DOES REFAELI have a case? According to Dr. Hillel Sommer, a media law expert from the Herzliya Interdisciplinary Center, "Most such letters do not end as actual litigation, but serve for venting purposes. If she starts litigation, and it is what was actually said and not too much out of context, she would lose based on the defense of truth on a public matter."
And even if she does have a case, Sommer notes that "given time-frames for litigation in Israel, it's likely that by the time the final appeal is decided, in 10 years, no one will remember who Bar Refaeli is."
Ouch. Throughout her brief career, from her clumsily handled quickie marriage to avoid army service to the rambunctious encounter between Refaeli and DiCaprio and a horde of paparazzi at the Western Wall last March, the model and her handlers have shown surprisingly poor judgment in dealing with the press. Indeed it's likely that Yediot was gunning for her in part because of her reluctance to cooperate with the local media.
Rather than sending threatening letters to the country's most powerful media outlet, Refaeli would probably be better off explaining herself and clarifying her comments by giving a better prepared interview in a more sympathetic forum (such as Yair Lapid's TV show).
In general, the public is sympathetic to complaints from celebrities that media coverage of their personal lives has become over the top in recent years, and by this point nobody expects model behavior from Refaeli. But as a celebrity who is largely famous for being famous - or dating someone even more famous - you'd expect her, or at least her professional support team, to have a better sense of handling the press coverage that's helped make her rich and famous.
ALSO COMPLAINING about unfair press coverage is the Tiv Ta'am supermarket chain, which is engaged in a very public feud with Channel 2's investigative consumer program Kolbotek.
Tiv Ta'am's complaint is essentially the same as Refaeli's, but the stakes are more serious and far higher. For weeks now, it has been conducting its own public relations campaign against Kolbotek, because of a report broadcast this week that featured hidden-camera video footage showing a stray cat eating its merry way through packages of meat and chicken at a Tiv Ta'am processing plant in Bat Hefer.
Tiv Ta'am's sensitivity to the report is understandable; just last year Kolbotek ran another report on the chain that showed that one of its outlets was selling recycled meat products well past their expiration date, and its sales reportedly suffered as a result.
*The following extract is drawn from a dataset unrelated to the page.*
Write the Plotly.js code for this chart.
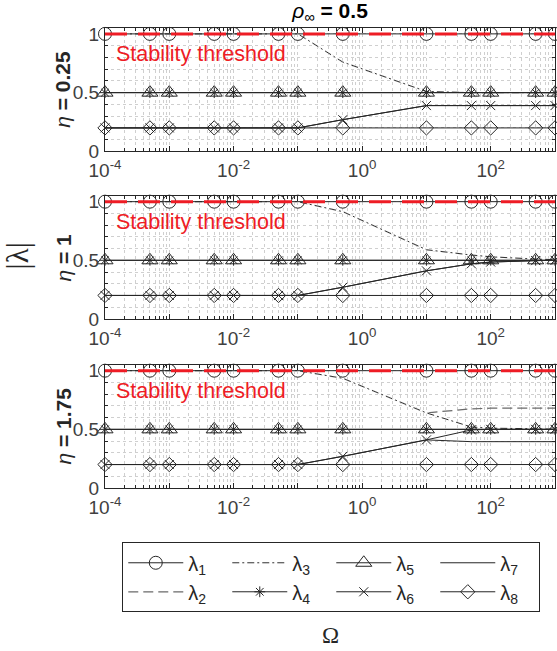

This time, Tiv Ta'am went on the offensive; even before Kolbotek's report was aired, the chain sent out press announcements and ran big ads in newspapers claiming the report was unfair and inaccurate. It charged that the cat incident had been staged by disgruntled workers, and Kolbotek had blown it out of proportion. But it didn't seek legal redress or choose to appear on the Kolbotek to present its case.
Tiv Ta'am claimed this week it was satisfied by survey results that showed its campaign had raised doubts about the Kolbotek report in about a third of the viewing public. That seems a pretty Pyhrric victory, especially since 81 percent, far more than Kolbotek's usual rating, had heard about the broadcast, no doubt in large part because of Tiv Ta'am's own efforts. As with the Bar Refaeli situation, one can't help but think the chain would have done better by taking a less antagonistic approach to the media in this case.
That said, some of Tiv Ta'am's complaints in this matter - that Kolbotek relentlessly hyped the broadcast prior to its airing and overemphasized its impact - are not without justification. Kolbotek, under the direction of producer-presenter Rafi Ginat, often does valuable work. But a tendency for over-the-top dramatization on the part of the bearish, basso-voiced Ginat ("sal-mon-ella!") sometimes does seem to cross the line from investigative reporting to TV docu-drama.
Don't get me wrong; Kolbotek wouldn't be on the air at all if it didn't have more than a touch of show business. But sometimes it should use a little more business, and a little less show, to make its journalistic points.